I would not wholeheartedly recommend "Waiting" to anyone who has ever eaten in a restaurant, or plans to. Written and directed by Rob McKittrick, this gross-out comedy takes place almost entirely inside a generic chain restaurant, and what happens inside the kitchen isn't pretty. Neither is the look of the film, which is so bleary it should have been pulled over for a sobriety test. But the young cast members, including Justin Long and Ryan Reynolds, are often spirited and funny, and restaurantgoers are left with a valuable lesson: Don't diss the food servers; you never know what they might do to your order behind closed doors. Grade: B-
- P.R.

Wallace and Gromit: The Curse of the Were-Rabbit (G)

Directors: Steve Box, Nick Park. With Peter Sallis, Ralph Fiennes. (85 min.)

In their first feature film, the animated duo of Wallace, a cheese-obsessed inventor, and Gromit, his innovative dog, become a town's only protection from the infestation of rabbits that threaten to destroy its annual vegetable-growing contest. When a gigantic "were-rabbit" materializes, it's up to Wallace and Gromit to save the competition.

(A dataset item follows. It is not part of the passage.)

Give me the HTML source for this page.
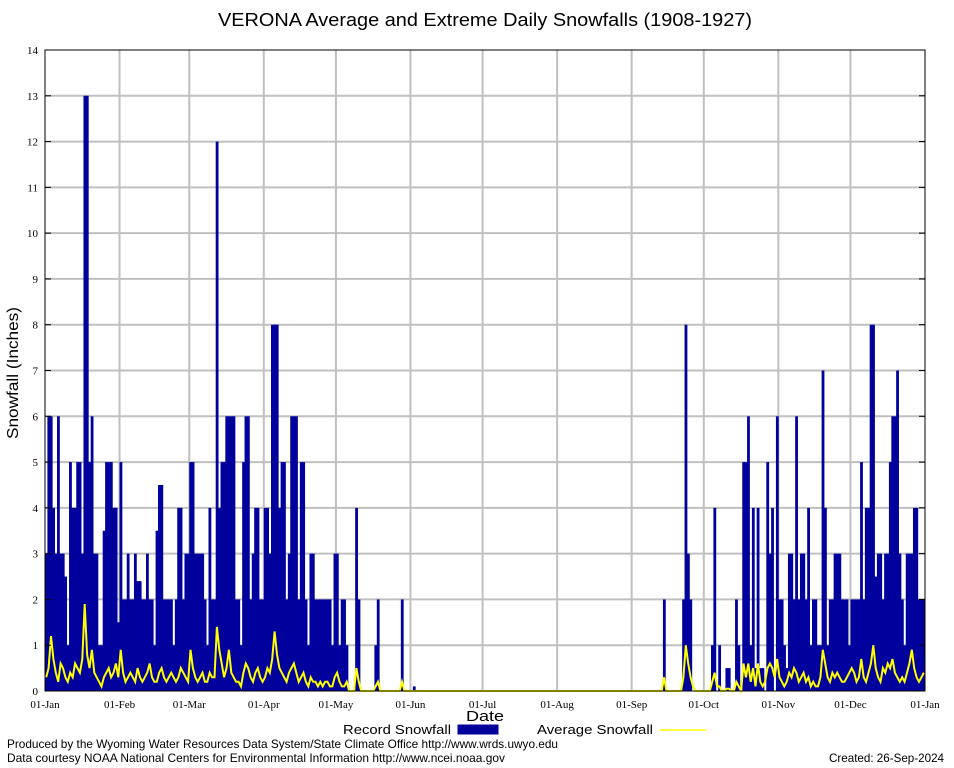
<!DOCTYPE html>
<html><head><meta charset="utf-8"><style>
body{margin:0;background:#fff;width:954px;height:768px;overflow:hidden}
svg{display:block;font-family:"Liberation Sans",sans-serif}
.tk{font-family:"Liberation Serif",serif;font-size:11px}
</style></head><body>
<svg id="chart" width="954" height="768">
<text x="218" y="26" font-size="18" textLength="534" lengthAdjust="spacingAndGlyphs">VERONA Average and Extreme Daily Snowfalls (1908-1927)</text>
<text transform="translate(18,439) rotate(-90)" font-size="16" textLength="132" lengthAdjust="spacingAndGlyphs">Snowfall (Inches)</text>
<text x="466" y="721" font-size="15" textLength="38" lengthAdjust="spacingAndGlyphs">Date</text>
<g id="grid"></g><g id="bars"></g><g id="avg"></g><g id="axes"></g>
<g>
<text x="343" y="734" font-size="13" textLength="108" lengthAdjust="spacingAndGlyphs">Record Snowfall</text>
<rect x="458" y="725" width="40" height="9" fill="#00009c" stroke="#00009c"/>
<text x="537" y="734" font-size="13" textLength="116" lengthAdjust="spacingAndGlyphs">Average Snowfall</text>
<line x1="660" y1="730" x2="706" y2="730" stroke="#ffff00" stroke-width="1.5"/>
</g>
<text x="7" y="748" font-size="12" textLength="551" lengthAdjust="spacingAndGlyphs">Produced by the Wyoming Water Resources Data System/State Climate Office http://www.wrds.uwyo.edu</text>
<text x="7" y="762" font-size="12" textLength="498" lengthAdjust="spacingAndGlyphs">Data courtesy NOAA National Centers for Environmental Information http://www.ncei.noaa.gov</text>
<text x="829" y="762" font-size="12" textLength="115" lengthAdjust="spacingAndGlyphs">Created:  26-Sep-2024</text>
</svg>
<script>
const monthLabels=["01-Jan","01-Feb","01-Mar","01-Apr","01-May","01-Jun","01-Jul","01-Aug","01-Sep","01-Oct","01-Nov","01-Dec","01-Jan"];
const monthStartDays=[0,31,60,91,121,152,182,213,244,274,305,335,366];
const yTicks=[0,1,2,3,4,5,6,7,8,9,10,11,12,13,14];
const recordSnow=[
3,6,6,4,3,6,3,3,2.5,1,
5,4,4,5,5,3,13,13,5,6,
3,3,1,1,3.5,5,5,5,4,4,
1.5,5,2,2,3,2,2,3,2.4,2.4,
2,2,3,2,2,1,3.5,4.5,4.5,2,
2,2,2,1,2,4,4,2,3,3,
5,5,3,3,3,3,2,1,4,2,
2,12,4,5,5,6,6,6,6,2,
2,1,5,6,6,2,3,4,4,2,
2,4,4,3,8,8,8,4,5,5,
2,3,6,6,6,2,5,5,2,1,
3,3,2,2,2,2,2,2,2,1,
3,3,1,2,2,1,0,0,0,4,
2,0,0,0,0,0,0,1,2,0,
0,0,0,0,0,0,0,0,2,0,
0,0,0,0.1,0,0,0,0,0,0,
0,0,0,0,0,0,0,0,0,0,
0,0,0,0,0,0,0,0,0,0,
0,0,0,0,0,0,0,0,0,0,
0,0,0,0,0,0,0,0,0,0,
0,0,0,0,0,0,0,0,0,0,
0,0,0,0,0,0,0,0,0,0,
0,0,0,0,0,0,0,0,0,0,
0,0,0,0,0,0,0,0,0,0,
0,0,0,0,0,0,0,0,0,0,
0,0,0,0,0,0,0,2,0,0,
0,0,0,0,0,2,8,3,2,0,
0,0,0,0,0,0,0,1,4,0,
1,0,0,0.5,0.5,0,0,2,1,0,
5,5,6,1,4,0.5,4,0.5,0.5,0,
5,3,4,0,6,2,2,1,0.5,3,
3,2,6,2,3,3,2,4,1,2,
2,1,1,7,4,1,2,2,3,3,
3,2,2,2,1,2,2,2,2,5,
2,4,4,8,8,2.5,3,3,2,3,
3,5,6,6,7,3,2,1,3,3,
3,4,4,2,2,2];
const avgSnow=[
.3,.5,1.2,.7,.4,.2,.6,.5,.3,.2,
.4,.3,.6,.5,.4,.7,1.9,.8,.5,.9,
.4,.3,.2,.1,.3,.4,.5,.3,.4,.6,
.3,.9,.4,.2,.3,.4,.3,.2,.5,.3,
.2,.3,.4,.6,.3,.2,.2,.4,.5,.3,
.2,.3,.4,.3,.2,.3,.5,.4,.3,.2,
.9,.5,.3,.2,.3,.4,.2,.2,.4,.3,
.3,1.4,.9,.6,.3,.5,.9,.4,.3,.2,
.2,.1,.4,.6,.5,.3,.2,.4,.5,.3,
.2,.3,.5,.4,.7,1.3,.8,.5,.4,.3,
.2,.4,.5,.6,.4,.2,.3,.4,.2,.1,
.3,.2,.2,.1,.2,.1,.2,.2,.1,.1,
.3,.4,.2,.1,.1,.2,0,0,0,.5,
.2,0,0,0,0,0,0,.1,.2,0,
0,0,0,0,0,0,0,0,.2,0,
0,0,0,0,0,0,0,0,0,0,
0,0,0,0,0,0,0,0,0,0,
0,0,0,0,0,0,0,0,0,0,
0,0,0,0,0,0,0,0,0,0,
0,0,0,0,0,0,0,0,0,0,
0,0,0,0,0,0,0,0,0,0,
0,0,0,0,0,0,0,0,0,0,
0,0,0,0,0,0,0,0,0,0,
0,0,0,0,0,0,0,0,0,0,
0,0,0,0,0,0,0,0,0,0,
0,0,0,0,0,0,0,.3,0,0,
0,0,0,0,0,.3,1.0,.6,.3,.1,
0,0,0,0,0,0,0,.2,.4,.1,
.1,0,0,.05,.05,0,0,.2,.1,0,
.6,.3,.6,.2,.5,.1,.6,.2,.1,.2,
.5,.6,.5,.3,.7,.3,.2,.1,.2,.4,
.3,.5,.4,.2,.3,.4,.2,.3,.1,.2,
.1,.1,.3,.9,.6,.3,.2,.4,.3,.4,
.3,.2,.2,.3,.4,.5,.4,.2,.3,.7,
.3,.2,.4,.6,1.0,.5,.3,.2,.5,.4,
.6,.5,.7,.4,.3,.2,.3,.2,.4,.6,
.9,.5,.3,.2,.3,.4];

const NS="http://www.w3.org/2000/svg";
const L=45,R=925,T=50,B=691,NDAYS=366,YMAX=14;
const xs=d=>L+(R-L)*d/NDAYS;
const ys=v=>B-(B-T)*v/YMAX;
function mk(tag,attrs,parent){const e=document.createElementNS(NS,tag);for(const k in attrs)e.setAttribute(k,attrs[k]);parent.appendChild(e);return e;}
const grid=document.getElementById('grid'),axes=document.getElementById('axes'),bars=document.getElementById('bars'),avg=document.getElementById('avg');

yTicks.forEach(v=>{
  const y=ys(v);
  if(v>0&&v<YMAX){const g=mk('line',{x1:L,x2:R,y1:y,y2:y,stroke:'#c0c0c0','stroke-width':2},grid);
  
  }
  const t=mk('text',{x:L-7,y:y+4,'text-anchor':'end',class:'tk'},axes);t.textContent=v;
  
  
  mk('line',{x1:L,x2:L+6,y1:y,y2:y,stroke:'#000'},axes);
  mk('line',{x1:R-6,x2:R,y1:y,y2:y,stroke:'#000'},axes);
});
monthStartDays.forEach((d,i)=>{
  const x=xs(d);
  if(i>0&&i<12){const g=mk('line',{x1:x,x2:x,y1:T,y2:B,stroke:'#c0c0c0','stroke-width':2},grid);
  
  }
  const t=mk('text',{x:x,y:708,'text-anchor':'middle',class:'tk'},axes);t.textContent=monthLabels[i];
  
  
});
recordSnow.forEach((v,d)=>{
  if(v<=0)return;
  const x0=xs(d),x1=xs(d+1);
  const r=mk('rect',{x:x0,y:ys(v),width:x1-x0+0.4,height:B-ys(v),fill:'#00009c'},bars);
  
  
});
const pts=avgSnow.map((v,d)=>xs(d+0.5).toFixed(1)+','+ys(v).toFixed(1)).join(' ');
const pl=mk('polyline',{points:pts,fill:'none',stroke:'#ffff00','stroke-width':2},avg);


const fr=mk('rect',{x:L,y:T,width:R-L,height:B-T,fill:'none',stroke:'#000','stroke-width':1},axes);


</script>
</body></html>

Despite elements of predictability, Gromit's lovable personality makes the film a delight. Grade: A-
- Jennifer Moeller

Still in release
The Greatest Game Ever Played (PG)

Directors: Bill Paxton. With Shia LeBeouf, Stephen Dillane, Peter Firth. (120 min.)

No one but Harry Vardon has ever won the British Open 6 times. But at the 1913 US Open in Brookline, Mass., Francis Ouimet, an amateur who had only caddied at The Country Club and who idolized Vardon, beat him. Both these working class men broke barriers in what was then a "gentleman's" game. This charming film (editing tricks aside), is rich in humor and period detail, and amazingly suspenseful considering we already know the outcome. Grade: B
- M.K.T.

Sex/Nudity: None. Violence: 1 scene. Profanity: 3 mild profanities. Drugs: 10 scenes with alcohol, 11 scenes with smoking.